Occurrence was that heathen natives have a keen sense of justice, and that if men will go on the disproportionate principle of a life for a tooth, and shoot a man for a perfect trifle, they must abide by the consequences. It is almost certain to be avenged, and, alas! it is often the case that vengeance falls not on the guilty, but on some unsuspecting visitor who may subsequently follow.

CHAPTER XVIII.

THE HEAVENS, AND THE HEAVENLY BODIES.

I. THE Samoans say that of old the heavens fell down, and that people had to crawl about like the lower animals.

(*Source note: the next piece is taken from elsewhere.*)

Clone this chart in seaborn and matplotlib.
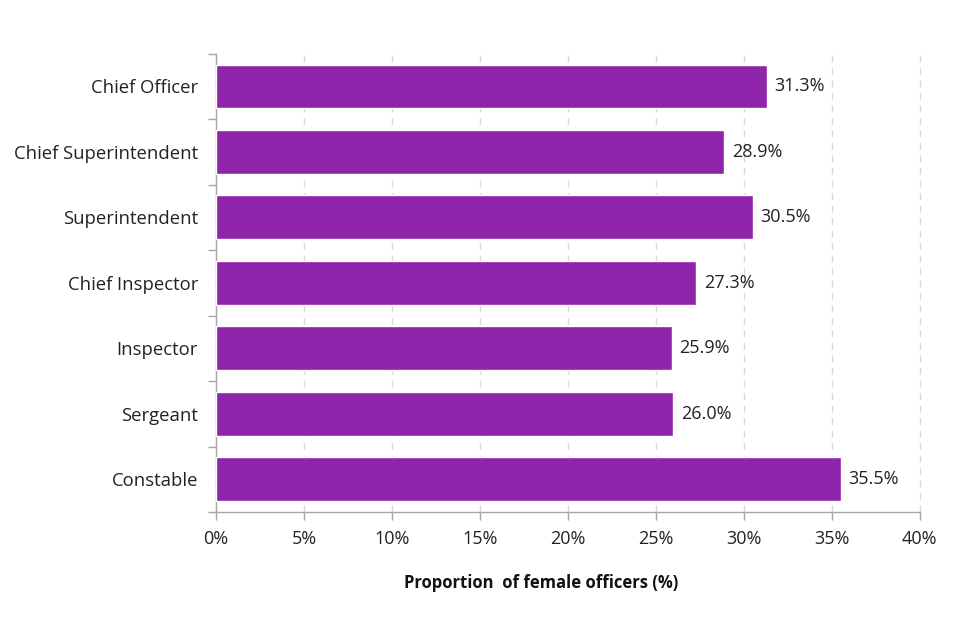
import numpy as np
import pandas as pd
import matplotlib
matplotlib.use('Agg')
import matplotlib.pyplot as plt
import seaborn as sns
from matplotlib.ticker import FixedLocator

# data
ranks = ['Chief Officer', 'Chief Superintendent', 'Superintendent', 'Chief Inspector',
         'Inspector', 'Sergeant', 'Constable']
female_pct = [31.3, 28.9, 30.5, 27.3, 25.9, 26.0, 35.5]
x_ticks = [0, 5, 10, 15, 20, 25, 30, 35, 40]

df = pd.DataFrame({'rank': ranks, 'pct': female_pct})

sns.set_theme(style='white')
plt.rcParams['font.family'] = ['Open Sans', 'DejaVu Sans']

fig, ax = plt.subplots(figsize=(9.6, 6.4), dpi=100)
fig.subplots_adjust(left=0.225, right=0.958, top=0.916, bottom=0.2)

sns.barplot(data=df, x='pct', y='rank', color='#8E24AA', saturation=1,
            width=0.67, ax=ax, zorder=3)

ax.set_xlim(0, 40)
ax.set_ylim(len(ranks) - 0.5, -0.5)
ax.set_xticks(x_ticks)
ax.set_xticklabels([f'{t}%' for t in x_ticks], fontsize=13, color='#222222')
ax.xaxis.grid(True, linestyle=(0, (5, 4)), color='#d9d9d9', linewidth=1, zorder=0)
for gl in ax.get_xgridlines():
    gl.set_clip_on(False)
ax.yaxis.grid(False)

# y tick marks sit between categories
ax.tick_params(axis='y', which='major', length=0, labelsize=13.3, labelcolor='#222222', pad=13)
ax.yaxis.set_minor_locator(FixedLocator(np.arange(-0.5, len(ranks), 1)))
ax.tick_params(axis='y', which='minor', length=6, color='#a6a6a6', width=1, left=True)
ax.tick_params(axis='x', length=6, color='#a6a6a6', width=1, bottom=True, labelsize=13, pad=7)

for side in ['top', 'right']:
    ax.spines[side].set_visible(False)
for side in ['left', 'bottom']:
    ax.spines[side].set_color('#a6a6a6')
    ax.spines[side].set_linewidth(1)

for i, v in enumerate(female_pct):
    ax.text(v + 0.45, i, f'{v:.1f}%', va='center', ha='left', fontsize=13, color='#222222')

ax.set_ylabel('')
ax.set_xlabel('Proportion  of female officers (%)', fontsize=12, fontweight='bold', color='#111111')
ax.xaxis.set_label_coords(0.462, -0.135)

fig.savefig('out.png', dpi=100, facecolor='white')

After a time the arrow-root and another similar plant pushed up the heavens, and the place where these plants grew is still pointed out and called the Teengalangi, or heaven-pushing place; but the heads of the people continued to knock on the skies, and the place was excessively hot. One day a woman was passing along who had been drawing water. A man came up to her and said he would push up the heavens if she would give him some water to drink. "Push them up first," she replied. He pushed them up, and said, "Will that do?" "No," said she, "a little farther." He sent them up higher still, and then she handed him her cocoa-nut shell water-bottle. Another account says that the giant god Ti'iti'i pushed up the heavens, and that at the place where he stood there are hollow places in a rock nearly six feet long which are pointed out as his footprints.